Modi says India targets net zero emissions by 2070


India's Prime Minister used the COP26 climate talks to announce 2070 as the target for his country to reach net zero carbon emissions, two decades beyond what scientists say is needed to avert catastrophic climate impacts.

Narendra Modi defended India, however, as having stuck to its climate pledges "in spirit and letter" and noted that his country contained 17 per cent of the world's population but was responsible for only 5 per cent of global emissions.

Modi told other world leaders that India would increase the share of renewables in its energy mix from about 38 per cent last year to 50 per cent by 2030.

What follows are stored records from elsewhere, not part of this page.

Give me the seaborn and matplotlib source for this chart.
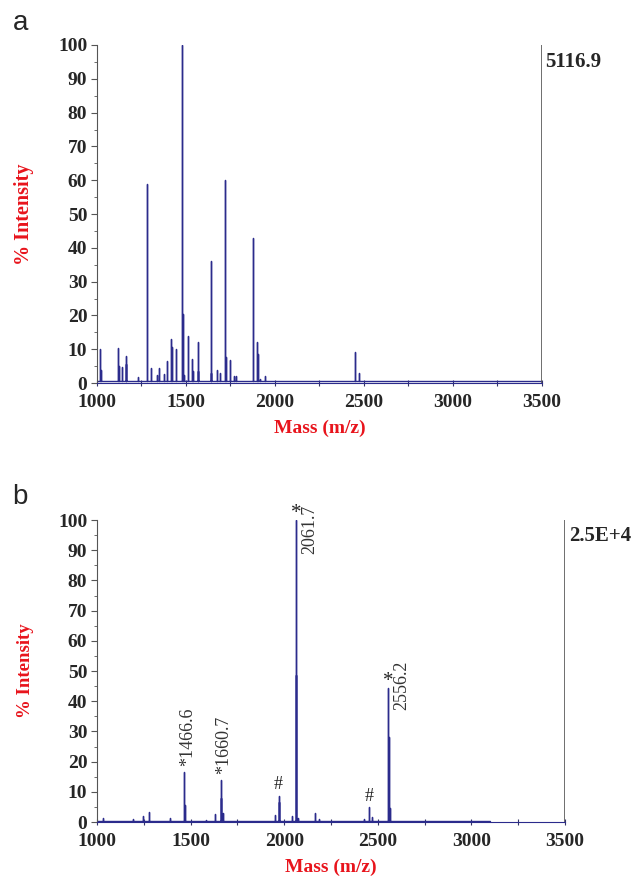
import matplotlib
matplotlib.use("Agg")
import matplotlib.pyplot as plt
from matplotlib.ticker import MultipleLocator
import pandas as pd
import seaborn as sns

# Panel a: MALDI peaks (m/z, % intensity)
mz_a = [1017, 1020, 1120, 1122, 1138, 1161, 1163, 1232, 1282, 1303, 1340, 1350,
        1375, 1396, 1415, 1420, 1442, 1479, 1481, 1488, 1509, 1535, 1540, 1565,
        1570, 1638, 1642, 1676, 1691, 1722, 1726, 1747, 1770, 1781, 1878, 1901,
        1906, 1915, 1945, 2452, 2470]
int_a = [10, 4, 10.3, 5, 4.7, 8, 5.5, 1.8, 59, 4.4, 2.3, 4.5,
         2.8, 6.5, 13.1, 10.8, 10.2, 100, 20.5, 2.3, 13.8, 7.2, 3.7, 12.1,
         3.7, 36, 3, 3.9, 3, 60, 7.7, 6.9, 2, 2.2, 43, 12.1,
         8.7, 1.3, 2, 9.3, 3]

# Panel b
mz_b = [1030, 1194, 1248, 1278, 1390, 1466.6, 1470, 1580, 1630, 1660.7, 1664,
        1675, 1951, 1970, 1974, 2043, 2061.7, 2063, 2075, 2165, 2185, 2425,
        2455, 2470, 2556.2, 2559, 2565]
int_b = [1.2, 0.9, 2, 3.2, 1.2, 16.7, 5.6, 0.7, 2.6, 13.9, 7.8,
         2.9, 2.3, 8.7, 6.7, 2.1, 100, 48.7, 1.4, 2.9, 1, 1,
         4.9, 1.8, 44.3, 28.2, 4.6]

star_left_mz = [1466.6, 1660.7]
star_left_int = [16.7, 13.9]
star_right_mz = [2061.7, 2556.2]
star_right_int = [100, 44.3]
hash_mz = [1968, 2455]
hash_int = [8.7, 4.9]

x_ticks = [1000, 1500, 2000, 2500, 3000, 3500]
y_ticks = [0, 10, 20, 30, 40, 50, 60, 70, 80, 90, 100]

sns.set_style("ticks")
plt.rcParams["font.family"] = ["Liberation Serif", "DejaVu Serif"]

LINE = "#2b2b8c"
RED = "#e8141c"


def spectrum(mz, inten, base, end):
    xs, ys = [1000], [base]
    for m, h in sorted(zip(mz, inten)):
        xs += [m, m, m]
        ys += [base, h, base]
    xs.append(end)
    ys.append(base)
    return pd.DataFrame({"mz": xs, "intensity": ys})


def style_axis(ax, ylabel_size):
    ax.set_xlim(1000, 3500)
    ax.set_ylim(0, 100)
    ax.set_xticks(x_ticks)
    ax.set_yticks(y_ticks)
    ax.xaxis.set_minor_locator(MultipleLocator(250))
    ax.yaxis.set_minor_locator(MultipleLocator(5))
    ax.tick_params(axis="y", which="major", direction="out", length=4, width=0.8,
                   labelsize=14, pad=3, color="#555555")
    ax.tick_params(axis="y", which="minor", direction="out", length=2.5, width=0.6,
                   color="#555555")
    ax.tick_params(axis="x", which="both", direction="inout", length=4, width=0.8,
                   labelsize=14, pad=6, color="#333366")
    for lab in ax.get_xticklabels() + ax.get_yticklabels():
        lab.set_fontweight("bold")
    sns.despine(ax=ax)
    ax.spines["left"].set_color("#555555")
    ax.spines["bottom"].set_color(LINE)
    ax.axvline(3500, color="#555555", lw=1.2)
    ax.set_xlabel("Mass (m/z)", color=RED, fontsize=14, fontweight="bold", labelpad=6)
    ax.set_ylabel("% Intensity", color=RED, fontsize=ylabel_size, fontweight="bold",
                  labelpad=17)


fig = plt.figure(figsize=(6.33, 8.84), dpi=100)
ax_a = fig.add_axes([0.1532, 0.5667, 0.7030, 0.3824])
ax_b = fig.add_axes([0.1532, 0.0701, 0.7394, 0.3416])

# Panel a
sns.lineplot(data=spectrum(mz_a, int_a, 0.5, 3500), x="mz", y="intensity",
             sort=False, estimator=None, color=LINE, lw=1.0, ax=ax_a)
style_axis(ax_a, 14.5)
ax_a.text(3520, 98, "5116.9", fontsize=15, fontweight="bold", va="top", ha="left",
          clip_on=False)

# Panel b
sns.lineplot(data=spectrum(mz_b, int_b, 0.4, 3100), x="mz", y="intensity",
             sort=False, estimator=None, color=LINE, lw=1.0, ax=ax_b)
style_axis(ax_b, 13.5)
ax_b.text(3520, 98, "2.5E+4", fontsize=15, fontweight="bold", va="top", ha="left",
          clip_on=False)

for m, h in zip(star_left_mz, star_left_int):
    ax_b.text(m + 18, h + 2, "*" + f"{m:.1f}", rotation=90, ha="center", va="bottom",
              fontsize=13, color="#333333")
for m, h in zip(star_right_mz, star_right_int):
    ax_b.text(m, h - 1, "*", ha="center", va="bottom", fontsize=15, color="#222222",
              clip_on=False)
    ax_b.text(m + 28, h + (5 if h > 90 else 9), f"{m:.1f}", rotation=90, ha="left",
              va="top", fontsize=13, color="#333333", clip_on=False)
for m, h in zip(hash_mz, hash_int):
    ax_b.text(m, h + 0.8, "#", ha="center", va="bottom", fontsize=13, color="#222222")

fig.text(0.032, 0.974, "a", fontsize=20, family="Liberation Sans", ha="center", va="center")
fig.text(0.032, 0.438, "b", fontsize=20, family="Liberation Sans", ha="center", va="center")

fig.savefig("out.png", dpi=100)
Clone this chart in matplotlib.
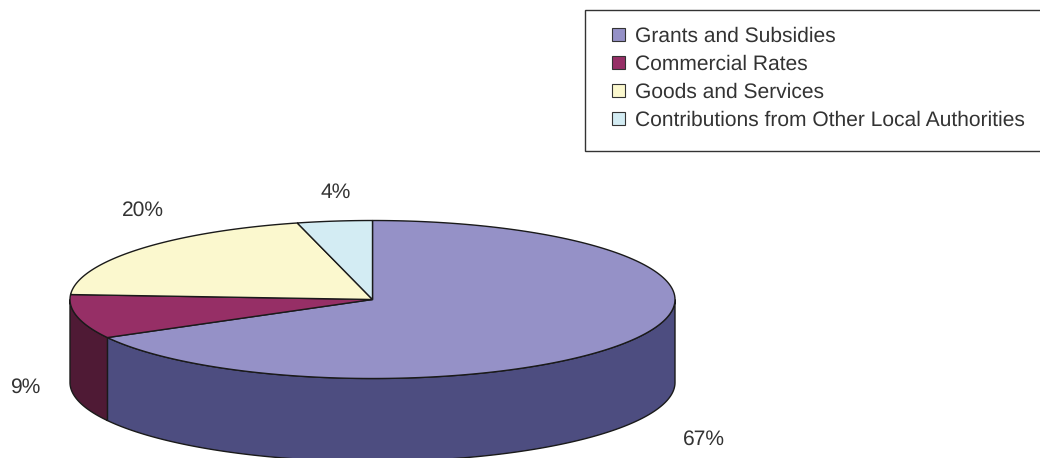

A COP official welcomed the 2030 pledge but expressed surprise at the 2070 goal, which is beyond China's net-zero target of 2060. The official, who spoke on condition of anonymity, said there was hope India might bring 2070 forward.

Only last week, India, currently the world's third-biggest emitter of greenhouse gases after China and the United States, rejected calls to announce a net-zero carbon emissions target.

It said it was more important for the world to lay out credible pathways to reduce emissions.

The United States, Britain and the European Union have set a target date of 2050 to reach net zero, by which point they will only emit an amount of greenhouse gases that can be absorbed by forests, crops, soils and nascent "carbon capture technology".

China and Saudi Arabia have both set targets of 2060, but critics say these are largely meaningless without tangible action now.

Scientists say the world needs to halve global emissions by 2030 and reach net zero by 2050 to avoid the worst impacts of climate change.

In his speech, Modi also called for a global push to adopt sustainable lifestyles.

"Instead of mindless and destructive consumption we need mindful and deliberate utilisation," he said, citing consumer choices in areas from packaging to diet.

"These choices, made by billions of people, can take the fight against climate change one step further," he said.